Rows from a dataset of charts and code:
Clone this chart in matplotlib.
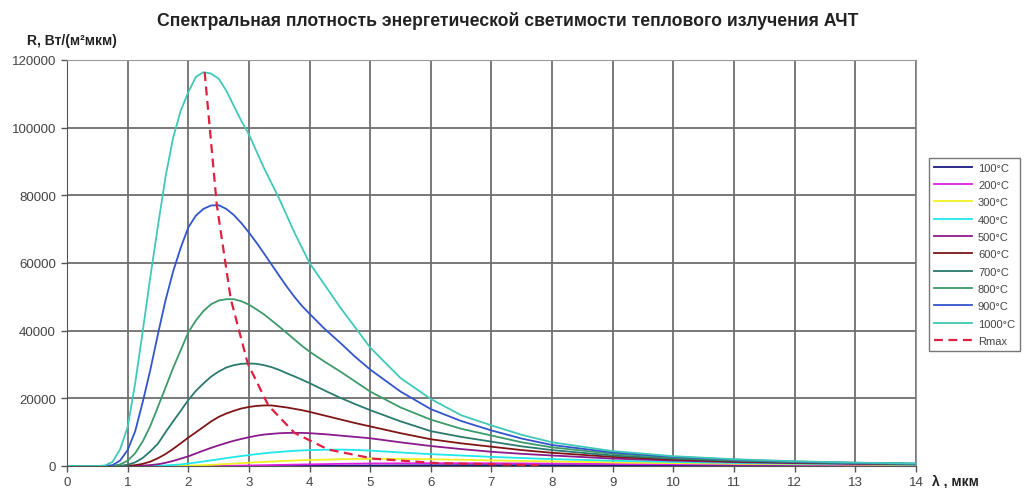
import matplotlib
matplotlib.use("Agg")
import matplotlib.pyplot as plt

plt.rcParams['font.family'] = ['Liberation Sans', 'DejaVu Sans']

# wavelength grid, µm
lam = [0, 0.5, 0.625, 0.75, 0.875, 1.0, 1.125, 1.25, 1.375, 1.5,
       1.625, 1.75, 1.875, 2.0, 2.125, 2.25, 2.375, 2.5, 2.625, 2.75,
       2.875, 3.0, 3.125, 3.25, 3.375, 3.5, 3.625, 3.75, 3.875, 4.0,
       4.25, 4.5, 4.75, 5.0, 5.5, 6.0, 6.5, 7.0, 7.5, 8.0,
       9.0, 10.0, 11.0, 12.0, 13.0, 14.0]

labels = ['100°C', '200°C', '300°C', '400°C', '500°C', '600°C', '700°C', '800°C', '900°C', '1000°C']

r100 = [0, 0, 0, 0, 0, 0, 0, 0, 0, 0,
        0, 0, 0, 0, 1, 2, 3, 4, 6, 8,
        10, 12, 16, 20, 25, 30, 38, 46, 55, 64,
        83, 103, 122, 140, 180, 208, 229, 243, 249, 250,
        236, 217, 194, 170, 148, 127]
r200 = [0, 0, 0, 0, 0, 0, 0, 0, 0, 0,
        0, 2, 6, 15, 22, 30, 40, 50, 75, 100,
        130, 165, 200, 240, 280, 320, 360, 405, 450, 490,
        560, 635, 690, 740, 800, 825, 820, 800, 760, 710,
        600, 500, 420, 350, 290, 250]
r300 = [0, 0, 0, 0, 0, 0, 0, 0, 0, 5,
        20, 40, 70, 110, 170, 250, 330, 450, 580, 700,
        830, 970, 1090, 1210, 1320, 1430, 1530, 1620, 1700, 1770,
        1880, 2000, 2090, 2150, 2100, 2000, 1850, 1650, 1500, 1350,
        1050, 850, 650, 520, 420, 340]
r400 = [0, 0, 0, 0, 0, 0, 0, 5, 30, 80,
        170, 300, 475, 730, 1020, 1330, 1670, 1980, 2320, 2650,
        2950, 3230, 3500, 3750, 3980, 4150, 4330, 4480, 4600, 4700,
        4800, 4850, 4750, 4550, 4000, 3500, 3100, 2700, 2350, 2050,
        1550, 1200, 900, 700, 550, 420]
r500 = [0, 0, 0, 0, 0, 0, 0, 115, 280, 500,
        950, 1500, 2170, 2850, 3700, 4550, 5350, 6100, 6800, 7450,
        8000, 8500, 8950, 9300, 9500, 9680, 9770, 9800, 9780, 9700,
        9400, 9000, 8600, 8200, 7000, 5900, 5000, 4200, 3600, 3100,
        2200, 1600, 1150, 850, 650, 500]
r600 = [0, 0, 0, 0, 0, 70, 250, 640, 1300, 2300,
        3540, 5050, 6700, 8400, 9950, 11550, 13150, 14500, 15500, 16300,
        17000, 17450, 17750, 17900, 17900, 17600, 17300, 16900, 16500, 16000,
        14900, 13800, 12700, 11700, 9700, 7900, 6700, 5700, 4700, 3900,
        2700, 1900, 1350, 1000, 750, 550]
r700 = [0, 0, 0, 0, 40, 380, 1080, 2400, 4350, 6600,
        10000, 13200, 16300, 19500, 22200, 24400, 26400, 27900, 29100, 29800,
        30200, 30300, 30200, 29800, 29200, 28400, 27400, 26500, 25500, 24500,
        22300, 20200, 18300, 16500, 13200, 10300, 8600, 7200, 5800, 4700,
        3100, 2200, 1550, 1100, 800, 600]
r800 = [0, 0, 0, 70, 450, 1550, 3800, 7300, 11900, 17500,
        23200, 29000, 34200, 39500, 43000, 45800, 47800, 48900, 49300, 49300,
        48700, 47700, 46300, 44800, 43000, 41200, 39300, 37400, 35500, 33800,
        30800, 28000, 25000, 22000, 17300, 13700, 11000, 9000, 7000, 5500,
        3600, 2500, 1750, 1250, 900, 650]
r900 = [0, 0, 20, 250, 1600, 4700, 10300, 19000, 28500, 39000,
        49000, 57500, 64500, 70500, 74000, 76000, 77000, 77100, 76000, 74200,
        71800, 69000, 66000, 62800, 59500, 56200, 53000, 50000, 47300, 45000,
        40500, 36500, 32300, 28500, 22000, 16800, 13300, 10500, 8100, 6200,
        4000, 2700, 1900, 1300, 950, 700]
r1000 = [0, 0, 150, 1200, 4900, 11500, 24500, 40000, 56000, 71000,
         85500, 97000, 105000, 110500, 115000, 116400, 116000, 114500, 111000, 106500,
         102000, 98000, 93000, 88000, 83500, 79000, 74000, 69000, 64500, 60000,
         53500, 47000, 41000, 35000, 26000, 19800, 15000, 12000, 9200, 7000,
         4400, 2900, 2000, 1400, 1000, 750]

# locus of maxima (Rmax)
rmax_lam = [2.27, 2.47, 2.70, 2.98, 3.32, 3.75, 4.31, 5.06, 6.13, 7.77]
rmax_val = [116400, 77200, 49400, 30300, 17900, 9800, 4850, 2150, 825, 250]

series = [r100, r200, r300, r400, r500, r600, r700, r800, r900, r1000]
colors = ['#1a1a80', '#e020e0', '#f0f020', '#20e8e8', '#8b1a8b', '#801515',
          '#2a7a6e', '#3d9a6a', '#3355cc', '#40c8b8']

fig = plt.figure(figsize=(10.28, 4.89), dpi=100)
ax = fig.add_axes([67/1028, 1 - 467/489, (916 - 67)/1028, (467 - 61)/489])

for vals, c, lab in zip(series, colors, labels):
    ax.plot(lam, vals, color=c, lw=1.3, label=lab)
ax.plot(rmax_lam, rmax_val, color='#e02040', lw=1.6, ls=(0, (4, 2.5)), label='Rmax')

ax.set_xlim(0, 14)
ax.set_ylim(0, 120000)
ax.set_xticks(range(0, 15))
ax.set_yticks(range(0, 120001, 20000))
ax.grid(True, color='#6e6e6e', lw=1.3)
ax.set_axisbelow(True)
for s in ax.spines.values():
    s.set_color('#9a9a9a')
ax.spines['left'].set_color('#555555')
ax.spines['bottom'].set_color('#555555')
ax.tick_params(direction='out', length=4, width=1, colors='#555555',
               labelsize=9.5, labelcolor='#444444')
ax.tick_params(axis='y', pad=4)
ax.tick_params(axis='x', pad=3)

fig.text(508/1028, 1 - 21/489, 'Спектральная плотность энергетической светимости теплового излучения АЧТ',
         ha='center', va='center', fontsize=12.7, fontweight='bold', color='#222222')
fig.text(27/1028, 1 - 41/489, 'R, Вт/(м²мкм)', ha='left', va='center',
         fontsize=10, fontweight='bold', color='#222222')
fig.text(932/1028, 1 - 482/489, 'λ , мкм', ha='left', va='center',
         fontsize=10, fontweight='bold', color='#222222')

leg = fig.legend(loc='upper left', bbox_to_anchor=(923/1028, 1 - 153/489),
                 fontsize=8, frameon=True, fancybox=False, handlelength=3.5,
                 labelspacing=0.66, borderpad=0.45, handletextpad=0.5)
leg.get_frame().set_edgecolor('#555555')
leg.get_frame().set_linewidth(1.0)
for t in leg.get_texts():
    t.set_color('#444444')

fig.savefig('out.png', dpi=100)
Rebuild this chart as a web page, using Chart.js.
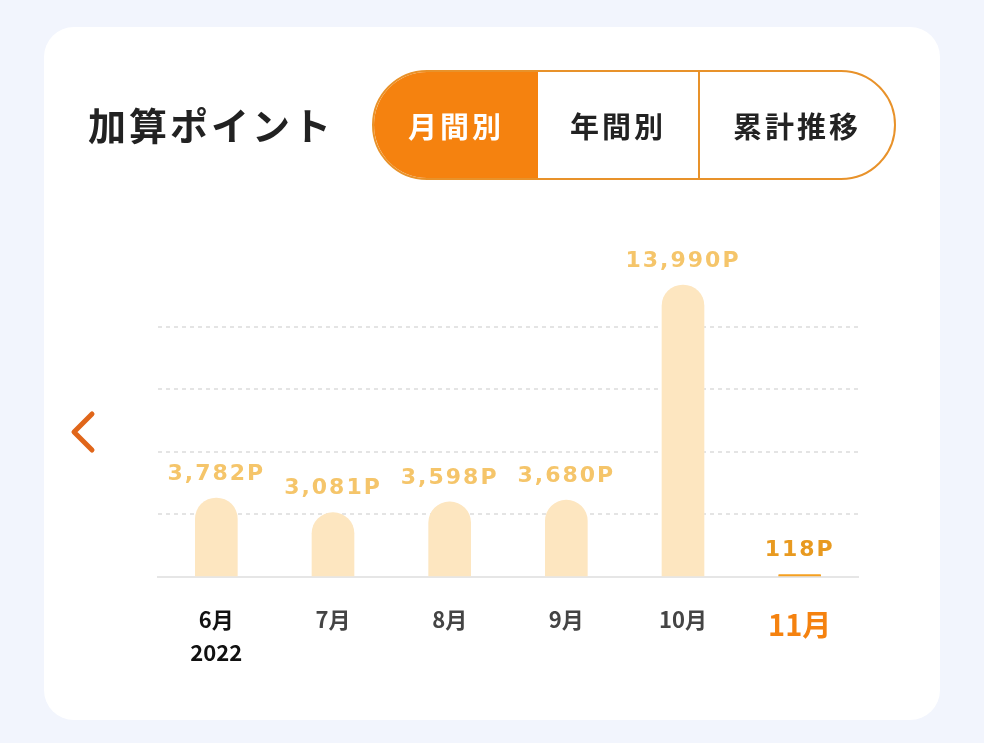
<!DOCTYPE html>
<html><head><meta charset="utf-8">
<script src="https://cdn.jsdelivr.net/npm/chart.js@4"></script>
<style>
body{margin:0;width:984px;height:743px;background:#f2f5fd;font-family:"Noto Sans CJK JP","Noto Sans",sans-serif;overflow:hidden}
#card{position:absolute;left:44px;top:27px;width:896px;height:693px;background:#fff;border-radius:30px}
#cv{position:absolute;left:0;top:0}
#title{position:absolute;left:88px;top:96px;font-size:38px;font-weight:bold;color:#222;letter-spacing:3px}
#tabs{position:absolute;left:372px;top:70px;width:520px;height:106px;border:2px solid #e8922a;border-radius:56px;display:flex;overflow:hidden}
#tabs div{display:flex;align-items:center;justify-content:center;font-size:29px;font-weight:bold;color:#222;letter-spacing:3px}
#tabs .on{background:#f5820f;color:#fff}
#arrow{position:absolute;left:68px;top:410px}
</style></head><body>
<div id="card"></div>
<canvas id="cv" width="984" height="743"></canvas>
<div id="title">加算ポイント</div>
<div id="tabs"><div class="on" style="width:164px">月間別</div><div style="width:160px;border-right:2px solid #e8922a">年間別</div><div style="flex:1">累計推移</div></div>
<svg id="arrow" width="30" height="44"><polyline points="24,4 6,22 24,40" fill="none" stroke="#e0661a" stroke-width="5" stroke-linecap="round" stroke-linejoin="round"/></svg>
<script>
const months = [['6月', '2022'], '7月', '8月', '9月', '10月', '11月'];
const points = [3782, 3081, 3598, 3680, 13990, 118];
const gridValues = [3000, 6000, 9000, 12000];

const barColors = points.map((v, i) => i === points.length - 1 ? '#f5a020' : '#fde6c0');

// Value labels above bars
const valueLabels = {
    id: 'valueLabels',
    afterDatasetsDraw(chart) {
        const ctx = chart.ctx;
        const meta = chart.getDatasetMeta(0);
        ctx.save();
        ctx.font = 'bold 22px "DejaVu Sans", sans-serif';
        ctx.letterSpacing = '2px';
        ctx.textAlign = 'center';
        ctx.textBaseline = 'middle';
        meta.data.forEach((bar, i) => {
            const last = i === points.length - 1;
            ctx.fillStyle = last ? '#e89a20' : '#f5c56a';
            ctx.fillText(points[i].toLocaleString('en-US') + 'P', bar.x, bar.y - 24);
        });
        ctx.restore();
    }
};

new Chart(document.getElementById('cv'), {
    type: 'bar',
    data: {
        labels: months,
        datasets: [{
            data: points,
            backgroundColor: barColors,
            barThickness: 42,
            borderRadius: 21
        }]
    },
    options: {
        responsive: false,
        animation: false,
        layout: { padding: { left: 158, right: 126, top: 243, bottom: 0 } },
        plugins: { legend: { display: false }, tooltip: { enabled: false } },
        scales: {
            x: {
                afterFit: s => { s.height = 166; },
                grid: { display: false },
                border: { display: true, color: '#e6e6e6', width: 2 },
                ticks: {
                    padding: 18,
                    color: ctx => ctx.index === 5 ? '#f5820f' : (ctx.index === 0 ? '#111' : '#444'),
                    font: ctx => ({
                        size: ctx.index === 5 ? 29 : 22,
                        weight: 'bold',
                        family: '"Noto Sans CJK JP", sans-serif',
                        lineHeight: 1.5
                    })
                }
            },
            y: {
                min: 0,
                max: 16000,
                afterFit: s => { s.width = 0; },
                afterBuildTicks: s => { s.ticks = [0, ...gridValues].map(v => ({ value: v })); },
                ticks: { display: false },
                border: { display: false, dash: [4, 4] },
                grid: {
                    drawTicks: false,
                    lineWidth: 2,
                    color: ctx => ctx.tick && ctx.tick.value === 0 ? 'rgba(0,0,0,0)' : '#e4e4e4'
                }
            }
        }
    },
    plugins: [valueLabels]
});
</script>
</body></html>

#### Work to do
Could you repeat exactly the lines from the first one of the records above through the line containing "9.0, 10.0, 11.0, 12.0, 13.0, 14.0]", leaving out any pictures?

#### Reply
Clone this chart in matplotlib.
import matplotlib
matplotlib.use("Agg")
import matplotlib.pyplot as plt

plt.rcParams['font.family'] = ['Liberation Sans', 'DejaVu Sans']

# wavelength grid, µm
lam = [0, 0.5, 0.625, 0.75, 0.875, 1.0, 1.125, 1.25, 1.375, 1.5,
       1.625, 1.75, 1.875, 2.0, 2.125, 2.25, 2.375, 2.5, 2.625, 2.75,
       2.875, 3.0, 3.125, 3.25, 3.375, 3.5, 3.625, 3.75, 3.875, 4.0,
       4.25, 4.5, 4.75, 5.0, 5.5, 6.0, 6.5, 7.0, 7.5, 8.0,
       9.0, 10.0, 11.0, 12.0, 13.0, 14.0]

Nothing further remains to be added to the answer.